The message can also be locked with the site's public key, so that I know that it is going to the right site.

The good news: Passkeys are now being implemented in browsers. With any luck passwords on the web will be a thing we will laugh with our grandchildren about.

No identity: Anonymity

The internet was originally built with no mechanisms for trust and identity built in.

It was after all a network for computer scientists and computer departments to communicate with each other.

Anonymity was originally seen as a good thing...

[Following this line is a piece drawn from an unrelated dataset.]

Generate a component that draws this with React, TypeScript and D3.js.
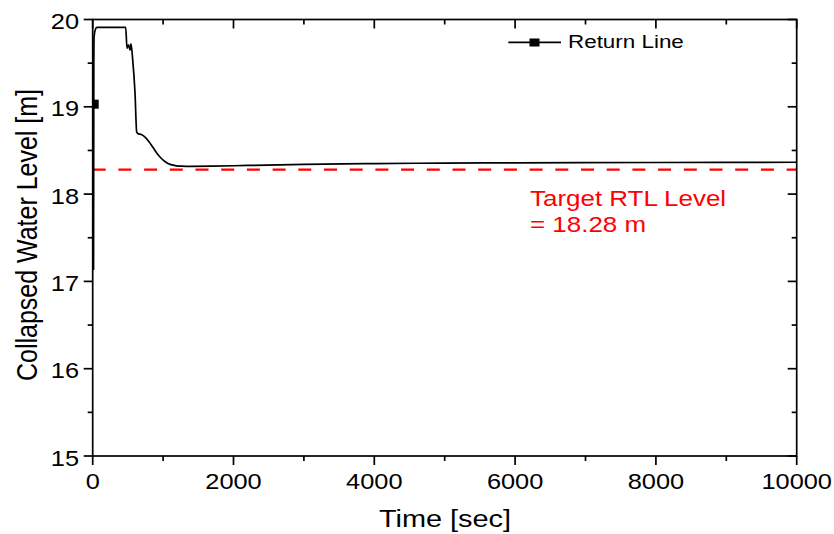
import React from "react";
import * as d3 from "d3";

const timeSec = [12, 16, 20, 35, 60, 150, 300, 469, 487, 509, 530, 544, 568, 601, 625, 648, 690, 740, 800, 860, 920, 980, 1040, 1100, 1170, 1260, 1400, 1700, 2200, 3000, 4000, 5000, 6000, 8000, 10000];
const waterLevel = [17.13, 19.5, 19.8, 19.88, 19.91, 19.91, 19.91, 19.91, 19.67, 19.71, 19.65, 19.72, 19.54, 19.16, 18.71, 18.69, 18.683, 18.655, 18.6, 18.53, 18.46, 18.405, 18.365, 18.34, 18.327, 18.32, 18.318, 18.32, 18.328, 18.34, 18.35, 18.355, 18.358, 18.362, 18.365];
const markerTime = [14];
const markerLevel = [19.03];
const targetLevel = 18.28;
const xTicks = [0, 2000, 4000, 6000, 8000, 10000];
const xMinorTicks = [1000, 3000, 5000, 7000, 9000];
const yTicks = [15, 16, 17, 18, 19, 20];
const yMinorTicks = [15.5, 16.5, 17.5, 18.5, 19.5];

const W = 834, H = 534;
const L = 92.7, R = 796.7, T = 19.5, B = 456;
const SX = 1.18;
const FONT = "'Liberation Sans', Arial, sans-serif";

export default function App() {
  const x = d3.scaleLinear().domain([0, 10000]).range([L, R]);
  const y = d3.scaleLinear().domain([15, 20]).range([B, T]);
  const line = d3.line<number>().x((_, i) => x(timeSec[i])).y((d) => y(d)).curve(d3.curveMonotoneX);
  const sw = 1.7;
  return (
    <svg width={W} height={H} style={{ position: "absolute", left: 0, top: 0, background: "#fff" }} fontFamily={FONT}>
      <defs>
        <clipPath id="plotclip">
          <rect x={L} y={T} width={R - L} height={B - T} />
        </clipPath>
      </defs>
      <rect x={0} y={0} width={W} height={H} fill="#fff" />
      <line x1={L} x2={R} y1={y(targetLevel)} y2={y(targetLevel)} stroke="#ff0000" strokeWidth={2.2} strokeDasharray="13,12.7" />
      <g clipPath="url(#plotclip)">
        <path d={line(waterLevel) || ""} fill="none" stroke="#000" strokeWidth={sw} strokeLinejoin="round" />
        {markerTime.map((t, i) => (
          <rect key={i} x={x(t) - 5} y={y(markerLevel[i]) - 4.5} width={10} height={9} fill="#000" />
        ))}
      </g>
      <rect x={L} y={T} width={R - L} height={B - T} fill="none" stroke="#000" strokeWidth={sw} />
      {xTicks.map((t) => (
        <g key={"xt" + t}>
          <line x1={x(t)} x2={x(t)} y1={B} y2={B + 9} stroke="#000" strokeWidth={sw} />
          <line x1={x(t)} x2={x(t)} y1={T} y2={T + 9} stroke="#000" strokeWidth={sw} />
          <text transform={`translate(${x(t)},489) scale(${SX},1)`} textAnchor="middle" fontSize={21.5}>{t}</text>
        </g>
      ))}
      {xMinorTicks.map((t) => (
        <g key={"xm" + t}>
          <line x1={x(t)} x2={x(t)} y1={B} y2={B + 5} stroke="#000" strokeWidth={sw} />
          <line x1={x(t)} x2={x(t)} y1={T} y2={T + 5} stroke="#000" strokeWidth={sw} />
        </g>
      ))}
      {yTicks.map((v) => (
        <g key={"yt" + v}>
          <line x1={L - 9} x2={L} y1={y(v)} y2={y(v)} stroke="#000" strokeWidth={sw} />
          <line x1={R - 9} x2={R} y1={y(v)} y2={y(v)} stroke="#000" strokeWidth={sw} />
          <text transform={`translate(79,${y(v) + 9.5}) scale(${SX},1)`} textAnchor="end" fontSize={21.5}>{v}</text>
        </g>
      ))}
      {yMinorTicks.map((v) => (
        <g key={"ym" + v}>
          <line x1={L - 5} x2={L} y1={y(v)} y2={y(v)} stroke="#000" strokeWidth={sw} />
          <line x1={R - 5} x2={R} y1={y(v)} y2={y(v)} stroke="#000" strokeWidth={sw} />
        </g>
      ))}
      <text transform={`translate(445,527) scale(${SX},1)`} textAnchor="middle" fontSize={24.5}>Time [sec]</text>
      <text transform={`translate(37,235) scale(${SX},1) rotate(-90)`} textAnchor="middle" fontSize={25}>Collapsed Water Level [m]</text>
      <line x1={508.3} x2={561} y1={42.3} y2={42.3} stroke="#000" strokeWidth={sw} />
      <rect x={529.5} y={38.5} width={10} height={8} fill="#000" />
      <text transform={`translate(568,47.5) scale(${SX},1)`} fontSize={19}>Return Line</text>
      <text transform={`translate(530,206) scale(${SX},1)`} fontSize={22} fill="#ff0000">Target RTL Level</text>
      <text transform={`translate(530,231.5) scale(${SX},1)`} fontSize={22} fill="#ff0000">= 18.28 m</text>
    </svg>
  );
}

It turns out that it is good for a small number of things (whistleblowing, avoiding abusers), but is bad for a lot more.

Traceable anonymity

Some years back, researchers at the CWI devised a form of digital money that was anonymous, unless you misused it, such as trying to spend it twice.

So you could spend the money anonymously, but if you misused it, they could trace who you were.

Ideally we need a form of anonymity that allows for whistleblowers, or people hiding from abusers, but lets you track down money launderers or abusers.

Web 1

The web is 32 years old this year.

On 6 August 1991, Tim Berners-Lee posted a short summary of the World Wide Web project to an internet newsgroup inviting collaborators; the first web servers had been made publicly available a few months earlier.

The Architecture of the web

The original web was designed as a distributed system.

Computers connected to each other, with no central authority.

A read/write web, where you could both read and publish.

Unfortunately, Mosaic, the first really successful browser, left out the writing part.

Which mean that another way had to be found to publish on the web, which resulted in a lot of centralisation.

Web 2.0: Centralisation

And so emerged a generation of websites that allowed you to post stuff to them, and that got their value from users adding stuff.

Sites like Facebook, Twitter, Photo websites, Family tree websites, LinkedIn, github, bandcamp, dating sites, or any of a thousand more.

Where we had hoped for a distributed system, we ended up with lots of centralisation.

Some problems of centralisation

How it should work

You have a (small) home server.

Everything you want to share, you put there.

You control who can access it.

You can then have a distributed Facebook, where only your friends can see your stuff, and you theirs.

You could allow different family tree sites access your tree, without having to repeatedly enter it.

You could put something online for sale, and several sites could add it.

You could put an event online that several services collect.

The data is yours, you control who sees it; you don't have to repeat the work; if the sites die, you've still got your data.

Digital contracts

In real life you might be able to prove you own something by showing a receipt.

I think I could prove I own my computer. I'm not sure I could prove I own any of my bikes.

For larger and/or more expensive objects we have papers, or documents, or the ownership is registered centrally.

To buy and sell such things we use third parties who are usually legally registered to do such things.

Often we end up with some sort of certificate that declares your ownership, with a reference back to the third party, so that the claim can be verified if needed.

The legal system is geared to deciding claims.

Identifying a thing online

As more and more things become digitised, new ways are needed to identify things.

This is one of the central issues at the heart of the future Web: how do we identify things, and how do we specify what properties they have, so that conclusions can be drawn automatically without anyone having to read or interpret text.

This would allow you to describe all human knowledge in a machine-readable way.

But it would also allow you to create, for instance, digital contracts.

Some Conclusions

Decentralisation is the only safe option for any future version of the web.

We are still in the "looks like a manuscript" phase of the internet. We are still imitating the old ways.

We will need to resolve the identity:anonymity conflict

Machine-readable semantics will be at the root of future improvements

The legal system will have to adapt to new ways of specifying contracts.

The real web can't emerge until the paper generation is dead.